At present, there are 177,000 hectares under vine, with red wine accounting for around 75% of total production. By far the most important varietal is Cabernet Sauvignon, but there are significant plantings of Merlot and Syrah.
Chile has its own unique variety, too, Carmenere. Emanating from Bordeaux, it's a grape that was discarded as being difficult and late-ripening. In Chile, it was mistakenly labelled as Merlot, until it was rediscovered in the early 1990s, when a cutting was sent to a Bordelais viticulturalist, who identified it correctly. Now heralded as the flagship varietal, in the wrong hands it is somewhat gauche, and generally works best a part of a blend of Cabernet and Merlot, rather than used alone.
In terms of marketing, Chile has adopted the highly successful brand-led strategy, originally focussing on the four classics, Cabernet Sauvignon, Merlot, Chardonnay and Sauvignon Blanc. Over the past decade, the producers have been diversifying, introducing Pinot Noir, Syrah, Riesling and Viognier, amongst others.

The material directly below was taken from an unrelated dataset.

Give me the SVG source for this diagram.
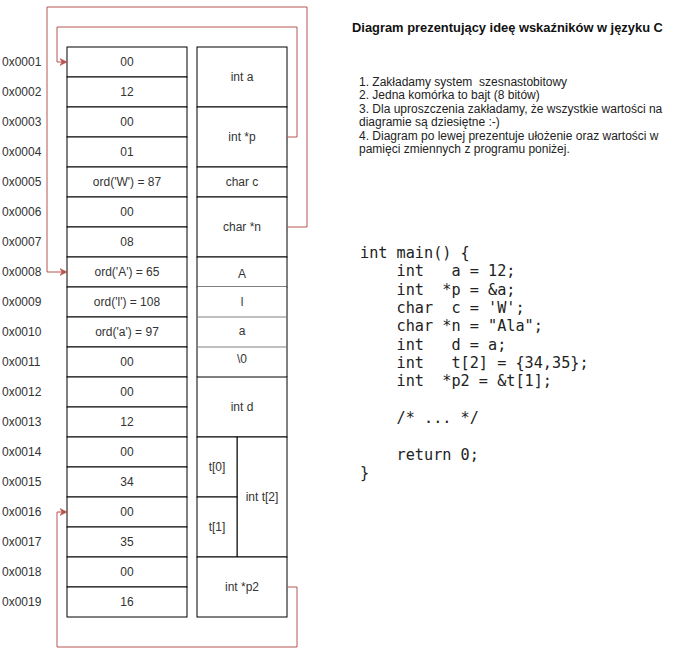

At over 3000 miles in length, Chile offers an amazingly diverse climate. Originally vine-growing was centred around the capital, Santiago, but increasingly, winemakers are achieving better results by matching the grape variety to the appropriate terroir. For example, Syrah is performing well in the hot and dry Aconcagua, Cabernet in Maipo and Rapel, Sauvignon Blanc and Chardonnay in the cooler Casablanca Valley, and Bio-Bio is now noted for its Pinot Noir.